> Problem to work on
Return only the lines from the top of the data down to the one that holds "var font = 'Liberation", both included, without any pictures.

> Collected data

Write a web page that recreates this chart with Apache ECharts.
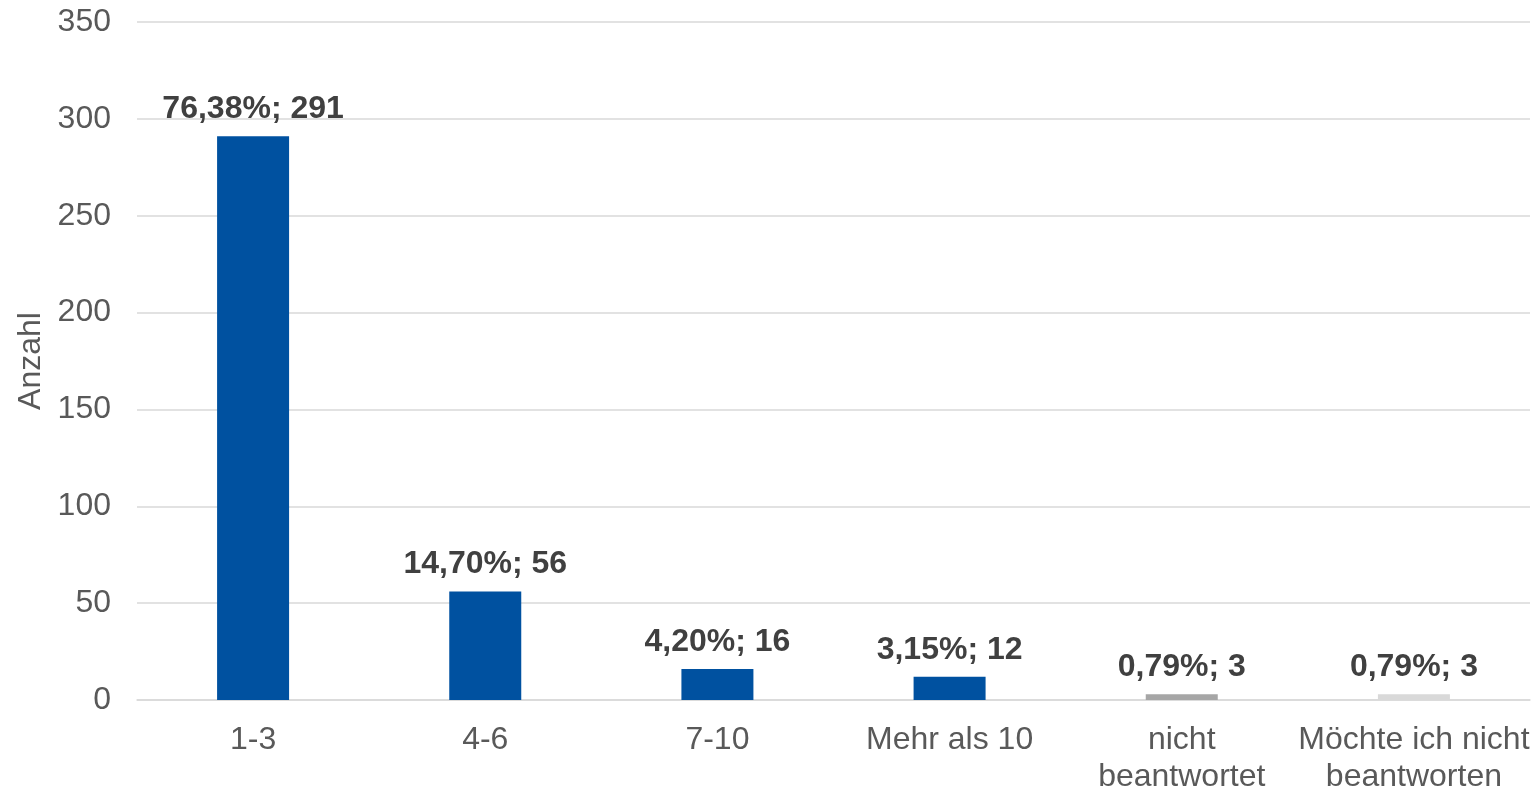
<!DOCTYPE html>
<html>
<head>
<meta charset="utf-8">
<script src="https://cdn.jsdelivr.net/npm/echarts@6/dist/echarts.min.js"></script>
<style>
  html, body { margin: 0; padding: 0; background: #fff; }
  #chart { width: 1537px; height: 790px; }
</style>
</head>
<body>
<div id="chart"></div>
<script>
var categories = ['1-3', '4-6', '7-10', 'Mehr als 10', 'nicht\nbeantwortet', 'Möchte ich nicht\nbeantworten']
var counts = [291, 56, 16, 12, 3, 3]
var percents = ['76,38%', '14,70%', '4,20%', '3,15%', '0,79%', '0,79%']
var barColors = ['#0051A0', '#0051A0', '#0051A0', '#0051A0', '#A6A6A6', '#D9D9D9']
var yTicks = { min: 0, max: 350, interval: 50 }

var chart = echarts.init(document.getElementById('chart'))
var font = 'Liberation Sans, Arial, sans-serif'

var option = {
  backgroundColor: '#fff',
  animation: false,
  grid: { left: 137, right: 7, top: 22, bottom: 90, outerBoundsMode: 'none', containLabel: false },
  xAxis: {
    type: 'category',
    data: categories,
    axisTick: { show: false },
    axisLine: { lineStyle: { color: '#D9D9D9', width: 1.5 } },
    axisLabel: {
      color: '#595959',
      fontSize: 32,
      fontFamily: font,
      margin: 22,
      lineHeight: 37,
      interval: 0
    }
  },
  yAxis: {
    type: 'value',
    min: yTicks.min,
    max: yTicks.max,
    interval: yTicks.interval,
    name: 'Anzahl',
    nameLocation: 'middle',
    nameRotate: 90,
    nameGap: 90,
    nameTextStyle: { color: '#595959', fontSize: 32, fontFamily: font },
    axisLine: { show: false },
    axisTick: { show: false },
    axisLabel: { color: '#595959', fontSize: 32, fontFamily: font, margin: 26 },
    splitLine: { lineStyle: { color: '#D9D9D9', width: 1.5 } }
  },
  series: [{
    type: 'bar',
    barWidth: 72,
    data: counts.map(function (v, i) {
      return { value: v, itemStyle: { color: barColors[i] } }
    }),
    label: {
      show: true,
      position: 'top',
      distance: 11,
      color: '#404040',
      fontSize: 32,
      fontWeight: 'bold',
      fontFamily: font,
      formatter: function (p) {
        return percents[p.dataIndex] + '; ' + p.value
      }
    }
  }]
}
chart.setOption(option)
</script>
</body>
</html>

> Exercise output
Write a web page that recreates this chart with Apache ECharts.
<!DOCTYPE html>
<html>
<head>
<meta charset="utf-8">
<script src="https://cdn.jsdelivr.net/npm/echarts@6/dist/echarts.min.js"></script>
<style>
  html, body { margin: 0; padding: 0; background: #fff; }
  #chart { width: 1537px; height: 790px; }
</style>
</head>
<body>
<div id="chart"></div>
<script>
var categories = ['1-3', '4-6', '7-10', 'Mehr als 10', 'nicht\nbeantwortet', 'Möchte ich nicht\nbeantworten']
var counts = [291, 56, 16, 12, 3, 3]
var percents = ['76,38%', '14,70%', '4,20%', '3,15%', '0,79%', '0,79%']
var barColors = ['#0051A0', '#0051A0', '#0051A0', '#0051A0', '#A6A6A6', '#D9D9D9']
var yTicks = { min: 0, max: 350, interval: 50 }

var chart = echarts.init(document.getElementById('chart'))
var font = 'Liberation Sans, Arial, sans-serif'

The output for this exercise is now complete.